Melihat hal tersebut, Anggota Komisi XI DPR RI Heri Gunawan berpandangan bahwa sebelum mencabut subsidi solar, pemerintah sebaiknya terbuka ke publik tentang berapa harga keekonomian solar yang sebenarnya. Jangan tiba-tiba main potong.
"Kita semua tahu, harga BBM Indonesia masih relatif tinggi dibanding negara-negara tetangga seperti Malaysia. Dari dulu alasan pemerintah cabut subsidi karena akan dialihkan ke program-program produktif. Tapi, hingga hari ini, kita tidak pernah mendapat laporan detil kemana dana pengalihan itu didistribusikan. Bentuknya apa, berapa, di mana, kita tidak tahu persis," ujarnya, Rabu 30 Maret 2016.
Ia menjelaskan, saat ini volume subsidi solar di APBN 2016 sebesar 16 juta kilo liter. Setiap liternya disubsidi Rp1000. Berarti dana subsidi solar itu sebesar Rp16 triliun.
"Itu dana yang besar. Karenanya, pemerintah mesti seksama melakukan kajian atas penggunaan dana sebesar itu. Pengalihan dana subsidi solar menjadi Dana Ketahanan Energi (DKE) masih tetap tidak bisa diterima. Karena sampai saat ini DKE itu sendiri skemanya masih belum jelas," ujarnya.
Ia menambahkan, pencabutan subsidi solar pastinya akan menyebabkan inflasi. Efeknya dimulai dari naiknya biaya distribusi barang dan logistik.
"Selama ini, mayoritas angkutan logistik berbahan bakar solar. Jadi, begitu subsidi dicabut, harga-harga pasti kembali terkoreksi.
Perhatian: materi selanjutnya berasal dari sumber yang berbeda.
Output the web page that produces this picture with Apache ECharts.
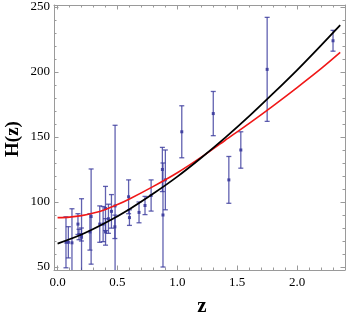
<!DOCTYPE html>
<html>
<head>
<meta charset="utf-8">
<script src="https://cdn.jsdelivr.net/npm/echarts@6/dist/echarts.min.js"></script>
<style>html,body{margin:0;padding:0;background:#fff;}#c{width:346px;height:319px;}</style>
</head>
<body>
<div id="c"></div>
<script>
// Observational H(z) data
const zObs   = [0.07, 0.09, 0.12, 0.17, 0.179, 0.199, 0.20, 0.27, 0.28, 0.352, 0.3802, 0.40, 0.4004, 0.4247, 0.4497, 0.4783, 0.48, 0.593, 0.60, 0.68, 0.73, 0.781, 0.875, 0.88, 0.90, 1.037, 1.30, 1.43, 1.53, 1.75, 2.30];
const hObs   = [69, 69, 68.6, 83, 75, 75, 72.9, 77, 88.8, 83, 83, 95, 77, 87.1, 92.8, 80.9, 97, 104, 88, 92, 97.3, 105, 125, 90, 117, 154, 168, 117, 140, 202, 224];
const sigObs = [19.6, 12, 26.2, 8, 4, 5, 29.6, 14, 36.6, 14, 13.5, 17, 10.2, 11.2, 12.9, 9, 62, 13, 6, 8, 7, 12, 17, 40, 23, 20, 17, 18, 14, 40, 8];

// Model curves
const zBlack = [0, 0.2, 0.4, 0.6, 0.8, 1.0, 1.2, 1.4, 1.6, 1.8, 2.0, 2.2, 2.36];
const hBlack = [68, 75, 84, 94.5, 106.5, 119.5, 134, 149.5, 166, 183.5, 201.5, 220.5, 236];
const zRed   = [0, 0.1, 0.2, 0.3, 0.4, 0.5, 0.6, 0.8, 1.0, 1.2, 1.4, 1.6, 1.8, 2.0, 2.2, 2.36];
const hRed   = [88, 88.4, 89.5, 91.5, 94.3, 98, 102.3, 112, 122.5, 134.5, 147.5, 160.5, 174, 188, 202.5, 215];

// Tick values
const xMajor = [0, 0.5, 1.0, 1.5, 2.0];
const xMinor = [0.1,0.2,0.3,0.4,0.6,0.7,0.8,0.9,1.1,1.2,1.3,1.4,1.6,1.7,1.8,1.9,2.1,2.2,2.3];
const yMajor = [50, 100, 150, 200, 250];
const yMinor = [60,70,80,90,110,120,130,140,160,170,180,190,210,220,230,240];

const X_MIN = -0.03, X_MAX = 2.4, Y_MIN = 47.7, Y_MAX = 251.5;
const frameColor = '#9a9a9a';
const barColor = '#3a3a9c';
const font = 'Liberation Serif';

function mkAxis(pos, ticks, major, isX) {
  return {
    type: 'value', position: pos,
    min: isX ? X_MIN : Y_MIN, max: isX ? X_MAX : Y_MAX,
    axisLine: { show: major, onZero: false, lineStyle: { color: frameColor, width: 1 } },
    axisTick: { show: true, inside: true, length: major ? 4.5 : 2.5, customValues: ticks,
                lineStyle: { color: frameColor, width: 1 } },
    axisLabel: (major && (pos === 'bottom' || pos === 'left')) ? {
      show: true, customValues: ticks, color: '#000', fontFamily: font, fontSize: 13,
      margin: isX ? 6 : 4,
      formatter: isX ? (v => v.toFixed(1)) : (v => String(v))
    } : { show: false },
    splitLine: { show: false }
  };
}

const chart = echarts.init(document.getElementById('c'), null, { renderer: 'canvas' });

const errData = zObs.map((z, i) => [z, hObs[i] - sigObs[i], hObs[i] + sigObs[i]]);
const ptData = zObs.map((z, i) => [z, hObs[i]]);

chart.setOption({
  animation: false,
  backgroundColor: '#fff',
  grid: { left: 54, right: 1, top: 5, bottom: 49, containLabel: false },
  xAxis: [
    mkAxis('bottom', xMajor, true, true),
    mkAxis('bottom', xMinor, false, true),
    mkAxis('top', xMajor, true, true),
    mkAxis('top', xMinor, false, true)
  ],
  yAxis: [
    mkAxis('left', yMajor, true, false),
    mkAxis('left', yMinor, false, false),
    mkAxis('right', yMajor, true, false),
    mkAxis('right', yMinor, false, false)
  ],
  series: [
    {
      type: 'custom', clip: true, xAxisIndex: 0, yAxisIndex: 0,
      data: errData,
      renderItem: function (params, api) {
        const x = api.value(0);
        const pLo = api.coord([x, api.value(1)]);
        const pHi = api.coord([x, api.value(2)]);
        const w = 2.5;
        const st = { stroke: barColor, lineWidth: 1.3, opacity: 0.8 };
        return {
          type: 'group',
          children: [
            { type: 'line', shape: { x1: pLo[0], y1: pLo[1], x2: pHi[0], y2: pHi[1] }, style: st },
            { type: 'line', shape: { x1: pLo[0] - w, y1: pLo[1], x2: pLo[0] + w, y2: pLo[1] }, style: st },
            { type: 'line', shape: { x1: pHi[0] - w, y1: pHi[1], x2: pHi[0] + w, y2: pHi[1] }, style: st }
          ]
        };
      },
      z: 2
    },
    {
      type: 'scatter', xAxisIndex: 0, yAxisIndex: 0,
      data: ptData, symbol: 'rect', symbolSize: 3,
      itemStyle: { color: barColor, opacity: 0.9 }, z: 3
    },
    {
      type: 'line', xAxisIndex: 0, yAxisIndex: 0,
      data: zRed.map((z, i) => [z, hRed[i]]),
      smooth: 0.3, showSymbol: false,
      lineStyle: { color: '#f01818', width: 1.6 }, z: 4
    },
    {
      type: 'line', xAxisIndex: 0, yAxisIndex: 0,
      data: zBlack.map((z, i) => [z, hBlack[i]]),
      smooth: 0.3, showSymbol: false,
      lineStyle: { color: '#000', width: 1.8 }, z: 5
    }
  ],
  graphic: [
    { type: 'text', x: 13, y: 139, rotation: Math.PI / 2,
      style: { text: 'H(z)', font: 'bold 19px "Liberation Serif"', fill: '#000',
               textAlign: 'center', textVerticalAlign: 'middle' } },
    { type: 'text', x: 202, y: 307,
      style: { text: 'z', font: 'bold 21px "Liberation Serif"', fill: '#000',
               textAlign: 'center', textVerticalAlign: 'middle' } }
  ]
});
</script>
</body>
</html>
Kenaikan inflasi mengancam. Dampak langsung inflasi bisa signifikan. Itu tentu akan turut mengoreksi target pertumbuhan ekonomi yang semula ditarget sebesar 5,3 persen. Itu berarti, target-target dalam APBN 2016 juga menjadi terancam," kata politisi Gerindra ini.
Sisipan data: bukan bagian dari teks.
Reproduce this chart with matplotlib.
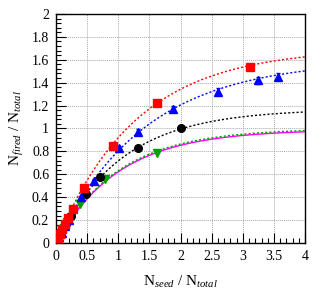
import matplotlib
matplotlib.use("Agg")
import matplotlib.pyplot as plt
import numpy as np
from matplotlib.ticker import MultipleLocator

plt.rcParams['font.family'] = ['Liberation Serif']
plt.rcParams['mathtext.fontset'] = 'custom'
plt.rcParams['mathtext.rm'] = 'Liberation Serif'
plt.rcParams['mathtext.it'] = 'Liberation Serif:italic'

# measured points (N_seed/N_total, N_fired/N_total, error)
red_x = [0.03, 0.06, 0.1, 0.14, 0.19, 0.27, 0.45, 0.92, 1.62, 3.12]
red_y = [0.04, 0.08, 0.12, 0.17, 0.22, 0.30, 0.48, 0.85, 1.22, 1.54]
red_e = [0.005, 0.005, 0.008, 0.008, 0.01, 0.01, 0.015, 0.02, 0.02, 0.025]

blue_x = [0.02, 0.05, 0.09, 0.14, 0.2, 0.40, 0.61, 1.01, 1.32, 1.88, 2.6, 3.24, 3.57]
blue_y = [0.02, 0.05, 0.09, 0.15, 0.2, 0.40, 0.54, 0.83, 0.97, 1.17, 1.32, 1.42, 1.45]
blue_e = [0.005, 0.005, 0.005, 0.008, 0.008, 0.01, 0.015, 0.02, 0.025, 0.025, 0.03, 0.03, 0.03]

black_x = [0.02, 0.05, 0.1, 0.16, 0.24, 0.48, 0.70, 1.32, 2.0]
black_y = [0.03, 0.06, 0.11, 0.17, 0.24, 0.43, 0.58, 0.83, 1.0]
black_e = [0.005, 0.005, 0.008, 0.008, 0.01, 0.01, 0.015, 0.02, 0.02]

green_x = [0.01, 0.04, 0.08, 0.13, 0.18, 0.24, 0.39, 0.79, 1.62]
green_y = [0.02, 0.05, 0.09, 0.13, 0.18, 0.23, 0.34, 0.56, 0.79]
green_e = [0.005, 0.005, 0.005, 0.008, 0.008, 0.01, 0.01, 0.015, 0.02]

# fitted saturation curves y = a * (1 - exp(-b x))
fit_red = (1.70, 0.78)
fit_blue = (1.60, 0.70)
fit_black = (1.17, 0.95)
fit_green = (1.00, 1.00)
fit_magenta = (0.99, 0.99)


def sat(x, p):
    return p[0] * (1 - np.exp(-p[1] * x))


fig = plt.figure(figsize=(3.32, 2.9), dpi=100)
ax = fig.add_axes([0.169, 0.162, 0.75, 0.79])

xs = np.linspace(0, 4, 300)
ax.plot(xs, sat(xs, fit_magenta), color='#ff00ff', lw=1.0, zorder=2)
ax.plot(xs, sat(xs, fit_green), color='#00a000', lw=1.0, ls=(0, (1.5, 1.5)), zorder=2)
ax.plot(xs, sat(xs, fit_black), color='black', lw=1.0, ls=(0, (1.5, 1.5)), zorder=2)
ax.plot(xs, sat(xs, fit_blue), color='blue', lw=1.0, ls=(0, (1.5, 1.5)), zorder=2)
ax.plot(xs, sat(xs, fit_red), color='red', lw=1.0, ls=(0, (1.5, 1.5)), zorder=2)

ax.errorbar(green_x, green_y, yerr=green_e, fmt='v', color='#00a000', ms=5.5, elinewidth=0.8, capsize=0, zorder=3)
ax.errorbar(black_x, black_y, yerr=black_e, fmt='o', color='black', ms=5.5, elinewidth=0.8, capsize=0, zorder=3)
ax.errorbar(blue_x, blue_y, yerr=blue_e, fmt='^', color='blue', ms=5.5, elinewidth=0.8, capsize=1.5, zorder=3)
ax.errorbar(red_x, red_y, yerr=red_e, fmt='s', color='red', ms=5.5, elinewidth=0.8, capsize=1.5, zorder=3)

ax.set_xlim(0, 4)
ax.set_ylim(0, 2)
ax.xaxis.set_minor_locator(MultipleLocator(0.1))
ax.yaxis.set_minor_locator(MultipleLocator(0.04))
ax.set_xticks([0, 0.5, 1, 1.5, 2, 2.5, 3, 3.5, 4])
ax.set_xticklabels(['0', '0.5', '1', '1.5', '2', '2.5', '3', '3.5', '4'])
ax.set_yticks([0, 0.2, 0.4, 0.6, 0.8, 1, 1.2, 1.4, 1.6, 1.8, 2])
ax.set_yticklabels(['0', '0.2', '0.4', '0.6', '0.8', '1', '1.2', '1.4', '1.6', '1.8', '2'])
ax.tick_params(which='both', direction='in', top=False, right=False, labelsize=10, width=0.8)
ax.tick_params(which='major', length=7, pad=5)
ax.tick_params(which='minor', length=3.5)
ax.grid(True, which='major', color='#aaaaaa', ls=(0, (1, 1)), lw=0.7)
for s in ax.spines.values():
    s.set_linewidth(1.0)

ax.set_xlabel(r'N$_{\mathit{seed}}$ / N$_{\mathit{total}}$', fontsize=11, labelpad=8)
ax.set_ylabel(r'N$_{\mathit{fired}}$ / N$_{\mathit{total}}$', fontsize=11, labelpad=4)

fig.savefig('out.png', dpi=100)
Lebih lanjut dijelaskan Heri, kenaikan inflasi akan berujung pada menurunnya daya beli masyarakat. Jadi, pencabutan subsidi sudah pasti akan berimbas pada ekonomi riil masyarakat yang saat ini sedang lesu.
"Itu tentu berisiko pada masyarakat miskin dan rentan miskin. Lebih-lebih, saat ini, kemiskinan sudah mencapai 28,51 juta orang. Dan itu sebagian besar disumbang oleh naiknya kebutuhan pokok. Mencabut subsidi yang tidak disertai dengan perbaikan cara dan pola manajemen energi yang baik, maka itu NOL besar. Karena itu, pemerintah harus segera membenahi manajemen energi nasional secara komprehensif," katanya.
Ia juga nenuturkan, sejak lama, peneliti-peneliti kita berbusa-busa bicara tentang energi alternatif, termasuk bio-solar yang sudah berhasil dikembangkan. Tapi, anehnya, temuan-temuan itu ibarat "kembang-kembang api yang menyala-nyala di awal, lalu tiba-tiba padam."
"Jika saja, pemerintah serius mengurusnya maka kita sudah pasti lebih efisien lagi dalam hal penggunaan energi. Uang triliunan rupiah bisa dihemat untuk hal-hal yang lebih produktif," katanya.